Exercise requirements:
Reproduce all the material exactly, minus any pictures it holds.

Data segment:
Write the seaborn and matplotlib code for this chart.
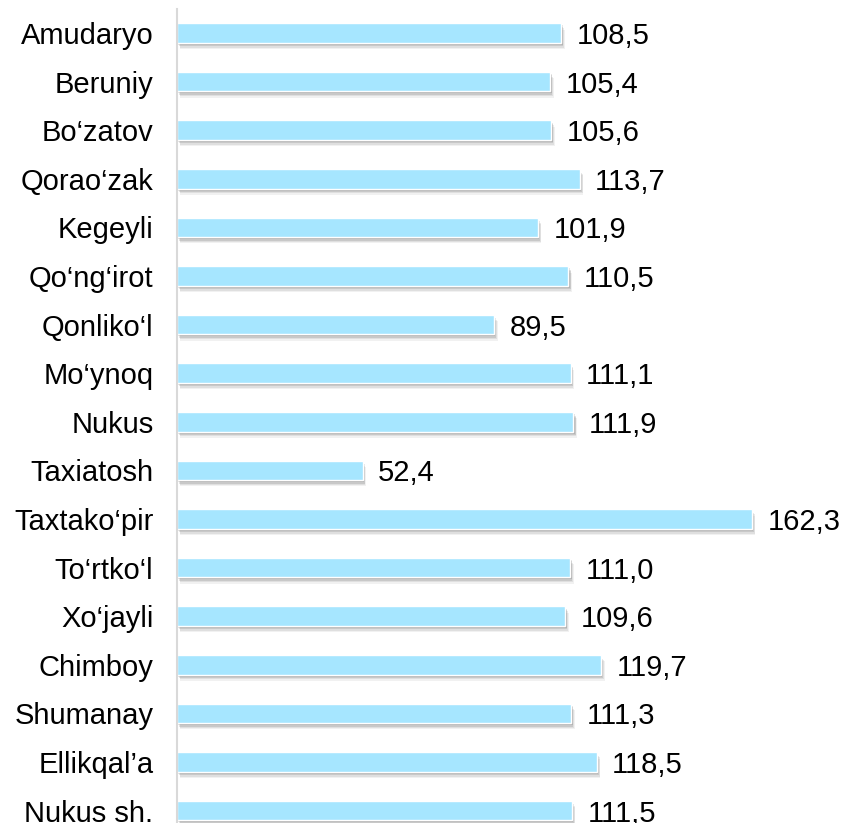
import matplotlib
matplotlib.use('Agg')
import matplotlib.pyplot as plt
import matplotlib.patheffects as pe
import pandas as pd
import seaborn as sns

districts = [
    'Amudaryo', 'Beruniy', 'Bo‘zatov', 'Qorao‘zak', 'Kegeyli', 'Qo‘ng‘irot',
    'Qonliko‘l', 'Mo‘ynoq', 'Nukus', 'Taxiatosh', 'Taxtako‘pir', 'To‘rtko‘l',
    'Xo‘jayli', 'Chimboy', 'Shumanay', 'Ellikqal’a', 'Nukus sh.',
]
values = [
    108.5, 105.4, 105.6, 113.7, 101.9, 110.5,
    89.5, 111.1, 111.9, 52.4, 162.3, 111.0,
    109.6, 119.7, 111.3, 118.5, 111.5,
]

BAR_COLOR = '#A6E6FF'
FONT_SIZE = 21

sns.set_style('white')
plt.rcParams['font.family'] = ['Liberation Sans', 'DejaVu Sans']

df = pd.DataFrame({'district': districts, 'value': values})

fig = plt.figure(figsize=(8.44, 8.23), dpi=100)
ax = fig.add_axes([0.2097, -0.01446, 0.7346, 1.0039])

sns.barplot(data=df, x='value', y='district', orient='h', color=BAR_COLOR,
            saturation=1, width=0.4, ax=ax)

# soft grey drop shadow under every bar (stacked layers fake a blur)
shadow = []
for dx, dy, a in [(1.0, -1.5, 0.16), (1.5, -2.5, 0.14), (2.0, -3.5, 0.10), (2.5, -4.5, 0.07)]:
    shadow.append(pe.SimplePatchShadow(offset=(dx, dy), shadow_rgbFace='#444444', alpha=a))
shadow.append(pe.Normal())
for patch in ax.patches:
    patch.set_path_effects(shadow)

labels = [f'{v:.1f}'.replace('.', ',') for v in values]
texts = ax.bar_label(ax.containers[0], labels=labels, padding=11, fontsize=FONT_SIZE, color='black')
for t in texts:
    t.set_va('center_baseline')

ax.set_xlim(0, 175)
ax.set_ylim(16.5, -0.5)
ax.set_xlabel('')
ax.set_ylabel('')
ax.set_xticks([])
ax.tick_params(axis='y', length=0, pad=17, labelsize=FONT_SIZE, labelcolor='black')

for side in ['top', 'right', 'bottom']:
    ax.spines[side].set_visible(False)
ax.spines['left'].set_color('#d9d9d9')
ax.spines['left'].set_linewidth(1.5)

fig.savefig('out.png', dpi=100)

Task solution:
Write the seaborn and matplotlib code for this chart.
import matplotlib
matplotlib.use('Agg')
import matplotlib.pyplot as plt
import matplotlib.patheffects as pe
import pandas as pd
import seaborn as sns

districts = [
    'Amudaryo', 'Beruniy', 'Bo‘zatov', 'Qorao‘zak', 'Kegeyli', 'Qo‘ng‘irot',
    'Qonliko‘l', 'Mo‘ynoq', 'Nukus', 'Taxiatosh', 'Taxtako‘pir', 'To‘rtko‘l',
    'Xo‘jayli', 'Chimboy', 'Shumanay', 'Ellikqal’a', 'Nukus sh.',
]
values = [
    108.5, 105.4, 105.6, 113.7, 101.9, 110.5,
    89.5, 111.1, 111.9, 52.4, 162.3, 111.0,
    109.6, 119.7, 111.3, 118.5, 111.5,
]

BAR_COLOR = '#A6E6FF'
FONT_SIZE = 21

sns.set_style('white')
plt.rcParams['font.family'] = ['Liberation Sans', 'DejaVu Sans']

df = pd.DataFrame({'district': districts, 'value': values})

fig = plt.figure(figsize=(8.44, 8.23), dpi=100)
ax = fig.add_axes([0.2097, -0.01446, 0.7346, 1.0039])

sns.barplot(data=df, x='value', y='district', orient='h', color=BAR_COLOR,
            saturation=1, width=0.4, ax=ax)

# soft grey drop shadow under every bar (stacked layers fake a blur)
shadow = []
for dx, dy, a in [(1.0, -1.5, 0.16), (1.5, -2.5, 0.14), (2.0, -3.5, 0.10), (2.5, -4.5, 0.07)]:
    shadow.append(pe.SimplePatchShadow(offset=(dx, dy), shadow_rgbFace='#444444', alpha=a))
shadow.append(pe.Normal())
for patch in ax.patches:
    patch.set_path_effects(shadow)

labels = [f'{v:.1f}'.replace('.', ',') for v in values]
texts = ax.bar_label(ax.containers[0], labels=labels, padding=11, fontsize=FONT_SIZE, color='black')
for t in texts:
    t.set_va('center_baseline')

ax.set_xlim(0, 175)
ax.set_ylim(16.5, -0.5)
ax.set_xlabel('')
ax.set_ylabel('')
ax.set_xticks([])
ax.tick_params(axis='y', length=0, pad=17, labelsize=FONT_SIZE, labelcolor='black')

for side in ['top', 'right', 'bottom']:
    ax.spines[side].set_visible(False)
ax.spines['left'].set_color('#d9d9d9')
ax.spines['left'].set_linewidth(1.5)

fig.savefig('out.png', dpi=100)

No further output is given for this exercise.